By now Ms. Sullivan knows well how to structure such a program, giving the full treatment to some numbers, such as “A Little Bit of Heaven (Shure, They Call it Ireland),” while merely passing by other in medleys — like “Come Back to Erin” into “I’ll Take You Home Again, Kathleen” — almost like we were taking a scenic railway tour of Ye Olde Sod. We all think of Irish songs as being mainly about dancing, drinking, and otherwise parading, but Ms. Sullivan offered a tryptic of songs about partition, immigration, and famine.

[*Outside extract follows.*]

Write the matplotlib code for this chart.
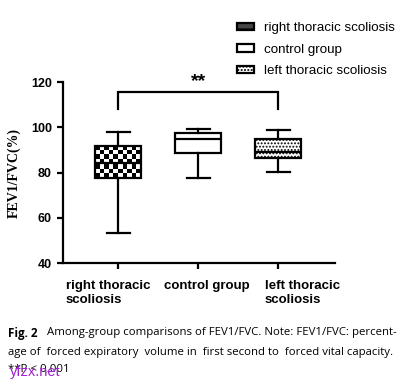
import matplotlib
matplotlib.use("Agg")
import matplotlib.pyplot as plt
import matplotlib.transforms as mtransforms
from matplotlib.patches import Patch
import numpy as np

# ---- data ----
groups = ["right thoracic\nscoliosis", "control group", "left thoracic\nscoliosis"]
legend_labels = ["right thoracic scoliosis", "control group", "left thoracic scoliosis"]
whisker_low = [53.3, 77.6, 80.5]
q1 = [77.6, 88.8, 86.3]
median = [84.5, 94.9, 89.0]
q3 = [91.9, 97.6, 94.9]
whisker_high = [98.0, 99.4, 98.7]
hatches = ["", "", "....."]
y_ticks = [40, 60, 80, 100, 120]
sig_label = "**"
sig_pair = (1, 3)
sig_top = 115.7
sig_leg = 108.3

W, H, DPI = 4.15, 3.86, 100
fig = plt.figure(figsize=(W, H), dpi=DPI)
ax = fig.add_axes([0.152, 0.318, 0.655, 0.469])

stats = []
for i in range(len(groups)):
    stats.append(dict(whislo=whisker_low[i], q1=q1[i], med=median[i],
                      q3=q3[i], whishi=whisker_high[i], fliers=[]))

lw = 1.6
bw = 0.575
positions = list(range(1, len(groups) + 1))
res = ax.bxp(stats, positions=positions, widths=bw, patch_artist=True,
             showfliers=False,
             boxprops=dict(facecolor="white", edgecolor="black", linewidth=lw),
             medianprops=dict(color="black", linewidth=lw),
             whiskerprops=dict(color="black", linewidth=lw),
             capprops=dict(color="black", linewidth=lw))
for box, h in zip(res["boxes"], hatches):
    box.set_hatch(h)
    if hasattr(box, "set_hatch_linewidth") and h:
        box.set_hatch_linewidth(0.9)

ax.set_xlim(0.31, 3.71)
ax.set_ylim(40, 120)

# checkerboard fill for the first box, clipped to the box patch
box0 = res["boxes"][0]
box0.set_facecolor("none")
bx0, bx1 = positions[0] - bw / 2, positions[0] + bw / 2
p0 = ax.transData.transform((bx0, q1[0]))
p1 = ax.transData.transform((bx1, q3[0]))
nx = max(1, int(round((p1[0] - p0[0]) / 4.5)))
ny = max(1, int(round((p1[1] - p0[1]) / 4.5)))
checker = np.add.outer(np.arange(ny), np.arange(nx)) % 2
im = ax.imshow(checker, cmap="gray", vmin=0, vmax=1,
               extent=(bx0, bx1, q1[0], q3[0]), aspect="auto",
               interpolation="nearest", zorder=1.9, origin="lower")
im.set_clip_path(box0)
ax.set_xlim(0.31, 3.71)
ax.set_ylim(40, 120)
ax.set_aspect("auto")

ax.set_yticks(y_ticks)
ax.set_xticks(positions)
ax.set_xticklabels([])
label_shift = [-0.10, 0.09, 0.24]
base = mtransforms.blended_transform_factory(ax.transData, ax.transAxes)
for pos, g, dx in zip(positions, groups, label_shift):
    tr = mtransforms.offset_copy(base, fig=fig, x=dx, y=-0.165, units="inches")
    ax.text(pos, 0, g, transform=tr, ha="center", va="top",
            multialignment="left", linespacing=1.3, fontsize=9.5,
            fontweight="bold", family="Liberation Sans", clip_on=False)
for lab in ax.get_yticklabels():
    lab.set_fontfamily("Liberation Sans")
    lab.set_fontweight("bold")
    lab.set_fontsize(9)

for s in ["top", "right"]:
    ax.spines[s].set_visible(False)
for s in ["left", "bottom"]:
    ax.spines[s].set_linewidth(1.6)
ax.tick_params(axis="both", width=1.6, length=4.5, direction="out")
ax.tick_params(axis="y", pad=3.5)

ax.set_ylabel("FEV1/FVC(%)", family="Liberation Serif", fontweight="bold",
              fontsize=10, labelpad=7)

# significance bracket
x1, x2 = sig_pair
ax.plot([x1, x1, x2, x2], [sig_leg, sig_top, sig_top, sig_leg], color="black",
        linewidth=lw, clip_on=False, solid_joinstyle="miter")
ax.text((x1 + x2) / 2, sig_top + 1.0, sig_label, ha="center", va="bottom",
        fontsize=14, fontweight="bold", family="Liberation Sans", clip_on=False)

# legend
handles = [Patch(facecolor="white", edgecolor="black", hatch=h, linewidth=lw)
           for h in hatches]
handles[0] = Patch(facecolor="#444444", edgecolor="black", hatch="--",
                   linewidth=lw)
fig.legend(handles, legend_labels, loc="upper left",
           bbox_to_anchor=(0.572, 0.942), frameon=False,
           prop=dict(family="Liberation Sans", size=9.6),
           handlelength=1.28, handleheight=0.5, handletextpad=0.7,
           labelspacing=0.7, borderaxespad=0, borderpad=0)

# caption
cap_font = "Open Sans"
cap_size = 8.2
fig.text(8 / (W * DPI), 1 - 333 / 386, "Fig. 2", fontweight="bold",
         fontsize=8.4, family=cap_font, va="center", ha="left")
fig.text(47 / (W * DPI), 1 - 333 / 386,
         "Among-group comparisons of FEV1/FVC. Note: FEV1/FVC: percent-",
         fontsize=cap_size, family=cap_font, va="center", ha="left")
fig.text(8 / (W * DPI), 1 - 352 / 386,
         "age of  forced expiratory  volume in  first second to  forced vital capacity.",
         fontsize=cap_size, family=cap_font, va="center", ha="left")
fig.text(8 / (W * DPI), 1 - 370 / 386, "**P < 0.001",
         fontsize=cap_size, family=cap_font, va="center", ha="left")
fig.text(10 / (W * DPI), 1 - 372 / 386, "yfzx.net", fontsize=10.5,
         color="#a020d0", family="Liberation Sans", va="center", ha="left")

fig.savefig("out.png", dpi=DPI)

She also interspersed the program with notable quotes from Irish poetry and prose, like, “The great Gaels of Ireland are the men that God made mad, For all their wars are merry, and all their songs are sad” (G.K. Chesterton).

Just when we were taking that literally, at a moment when there were so many bittersweet songs that we became aware why the Irish drink so much, Ms. Sullivan switched it up with an archaic comedy song called “McBreen’s Heifer,” which finds its literary parallel in Gertrude Stein’s “A Book Concluding With As a Wife Has a Cow: A Love Story.”

When she wasn’t breaking our hearts or tickling our funny bones, Ms. Sullivan was prompting us to raise our steins and join in with those songs of the Emerald Isle that everybody knows, such as “Londonderry Air” (aka, “Danny Boy”). In short, she did everything but climb up on top of the piano — emerald green pumps and all — and dance without moving her arms.